- [Information shown]
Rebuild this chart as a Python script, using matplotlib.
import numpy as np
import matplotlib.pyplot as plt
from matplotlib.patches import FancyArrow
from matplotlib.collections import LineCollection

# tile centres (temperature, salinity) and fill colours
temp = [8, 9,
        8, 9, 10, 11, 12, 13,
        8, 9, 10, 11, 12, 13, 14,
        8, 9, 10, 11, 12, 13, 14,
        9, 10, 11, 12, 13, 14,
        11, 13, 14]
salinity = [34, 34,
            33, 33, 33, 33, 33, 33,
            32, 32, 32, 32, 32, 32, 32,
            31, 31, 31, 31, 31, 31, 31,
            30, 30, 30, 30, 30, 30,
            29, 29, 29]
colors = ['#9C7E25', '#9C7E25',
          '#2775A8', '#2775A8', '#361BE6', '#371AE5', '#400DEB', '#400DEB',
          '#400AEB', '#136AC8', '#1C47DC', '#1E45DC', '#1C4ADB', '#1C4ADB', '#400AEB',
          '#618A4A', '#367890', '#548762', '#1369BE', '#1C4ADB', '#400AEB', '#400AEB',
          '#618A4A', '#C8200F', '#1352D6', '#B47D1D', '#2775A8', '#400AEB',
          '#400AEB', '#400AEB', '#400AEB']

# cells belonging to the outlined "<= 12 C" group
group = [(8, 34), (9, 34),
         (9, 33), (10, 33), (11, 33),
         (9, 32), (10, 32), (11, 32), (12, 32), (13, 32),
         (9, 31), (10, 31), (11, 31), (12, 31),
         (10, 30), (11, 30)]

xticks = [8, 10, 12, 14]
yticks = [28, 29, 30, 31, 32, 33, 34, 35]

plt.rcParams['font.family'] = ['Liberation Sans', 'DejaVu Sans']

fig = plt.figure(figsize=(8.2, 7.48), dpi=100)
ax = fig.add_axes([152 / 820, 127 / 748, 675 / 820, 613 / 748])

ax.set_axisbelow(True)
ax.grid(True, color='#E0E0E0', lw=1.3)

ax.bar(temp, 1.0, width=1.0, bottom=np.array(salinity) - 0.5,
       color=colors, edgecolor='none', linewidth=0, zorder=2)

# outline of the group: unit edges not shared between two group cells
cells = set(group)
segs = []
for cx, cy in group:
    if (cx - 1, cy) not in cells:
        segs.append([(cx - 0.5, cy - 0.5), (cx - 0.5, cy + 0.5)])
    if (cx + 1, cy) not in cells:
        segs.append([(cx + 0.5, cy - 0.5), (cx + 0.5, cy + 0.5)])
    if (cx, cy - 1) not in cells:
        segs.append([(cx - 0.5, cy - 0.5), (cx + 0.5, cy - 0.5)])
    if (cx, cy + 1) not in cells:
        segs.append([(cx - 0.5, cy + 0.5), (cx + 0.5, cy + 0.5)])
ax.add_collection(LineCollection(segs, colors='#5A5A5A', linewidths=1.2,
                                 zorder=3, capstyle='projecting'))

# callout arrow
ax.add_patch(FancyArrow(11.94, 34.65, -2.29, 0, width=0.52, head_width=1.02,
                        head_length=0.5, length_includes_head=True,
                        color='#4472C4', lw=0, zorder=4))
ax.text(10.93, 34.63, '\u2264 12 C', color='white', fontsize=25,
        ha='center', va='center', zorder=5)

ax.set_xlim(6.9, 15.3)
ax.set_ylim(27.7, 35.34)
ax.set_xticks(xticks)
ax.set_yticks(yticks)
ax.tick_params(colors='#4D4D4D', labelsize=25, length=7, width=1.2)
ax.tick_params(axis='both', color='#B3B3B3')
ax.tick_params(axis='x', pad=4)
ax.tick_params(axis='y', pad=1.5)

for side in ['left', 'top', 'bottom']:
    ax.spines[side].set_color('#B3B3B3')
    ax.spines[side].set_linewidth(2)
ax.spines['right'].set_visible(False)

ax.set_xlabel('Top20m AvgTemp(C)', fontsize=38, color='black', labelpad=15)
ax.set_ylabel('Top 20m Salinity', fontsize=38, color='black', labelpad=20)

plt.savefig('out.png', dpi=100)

- [Exercise details]
Repeat the whole listing exactly, keeping every line intact.

- [Exercise solution]
Rebuild this chart as a Python script, using matplotlib.
import numpy as np
import matplotlib.pyplot as plt
from matplotlib.patches import FancyArrow
from matplotlib.collections import LineCollection

# tile centres (temperature, salinity) and fill colours
temp = [8, 9,
        8, 9, 10, 11, 12, 13,
        8, 9, 10, 11, 12, 13, 14,
        8, 9, 10, 11, 12, 13, 14,
        9, 10, 11, 12, 13, 14,
        11, 13, 14]
salinity = [34, 34,
            33, 33, 33, 33, 33, 33,
            32, 32, 32, 32, 32, 32, 32,
            31, 31, 31, 31, 31, 31, 31,
            30, 30, 30, 30, 30, 30,
            29, 29, 29]
colors = ['#9C7E25', '#9C7E25',
          '#2775A8', '#2775A8', '#361BE6', '#371AE5', '#400DEB', '#400DEB',
          '#400AEB', '#136AC8', '#1C47DC', '#1E45DC', '#1C4ADB', '#1C4ADB', '#400AEB',
          '#618A4A', '#367890', '#548762', '#1369BE', '#1C4ADB', '#400AEB', '#400AEB',
          '#618A4A', '#C8200F', '#1352D6', '#B47D1D', '#2775A8', '#400AEB',
          '#400AEB', '#400AEB', '#400AEB']

# cells belonging to the outlined "<= 12 C" group
group = [(8, 34), (9, 34),
         (9, 33), (10, 33), (11, 33),
         (9, 32), (10, 32), (11, 32), (12, 32), (13, 32),
         (9, 31), (10, 31), (11, 31), (12, 31),
         (10, 30), (11, 30)]

xticks = [8, 10, 12, 14]
yticks = [28, 29, 30, 31, 32, 33, 34, 35]

plt.rcParams['font.family'] = ['Liberation Sans', 'DejaVu Sans']

fig = plt.figure(figsize=(8.2, 7.48), dpi=100)
ax = fig.add_axes([152 / 820, 127 / 748, 675 / 820, 613 / 748])

ax.set_axisbelow(True)
ax.grid(True, color='#E0E0E0', lw=1.3)

ax.bar(temp, 1.0, width=1.0, bottom=np.array(salinity) - 0.5,
       color=colors, edgecolor='none', linewidth=0, zorder=2)

# outline of the group: unit edges not shared between two group cells
cells = set(group)
segs = []
for cx, cy in group:
    if (cx - 1, cy) not in cells:
        segs.append([(cx - 0.5, cy - 0.5), (cx - 0.5, cy + 0.5)])
    if (cx + 1, cy) not in cells:
        segs.append([(cx + 0.5, cy - 0.5), (cx + 0.5, cy + 0.5)])
    if (cx, cy - 1) not in cells:
        segs.append([(cx - 0.5, cy - 0.5), (cx + 0.5, cy - 0.5)])
    if (cx, cy + 1) not in cells:
        segs.append([(cx - 0.5, cy + 0.5), (cx + 0.5, cy + 0.5)])
ax.add_collection(LineCollection(segs, colors='#5A5A5A', linewidths=1.2,
                                 zorder=3, capstyle='projecting'))

# callout arrow
ax.add_patch(FancyArrow(11.94, 34.65, -2.29, 0, width=0.52, head_width=1.02,
                        head_length=0.5, length_includes_head=True,
                        color='#4472C4', lw=0, zorder=4))
ax.text(10.93, 34.63, '\u2264 12 C', color='white', fontsize=25,
        ha='center', va='center', zorder=5)

ax.set_xlim(6.9, 15.3)
ax.set_ylim(27.7, 35.34)
ax.set_xticks(xticks)
ax.set_yticks(yticks)
ax.tick_params(colors='#4D4D4D', labelsize=25, length=7, width=1.2)
ax.tick_params(axis='both', color='#B3B3B3')
ax.tick_params(axis='x', pad=4)
ax.tick_params(axis='y', pad=1.5)

for side in ['left', 'top', 'bottom']:
    ax.spines[side].set_color('#B3B3B3')
    ax.spines[side].set_linewidth(2)
ax.spines['right'].set_visible(False)

ax.set_xlabel('Top20m AvgTemp(C)', fontsize=38, color='black', labelpad=15)
ax.set_ylabel('Top 20m Salinity', fontsize=38, color='black', labelpad=20)

plt.savefig('out.png', dpi=100)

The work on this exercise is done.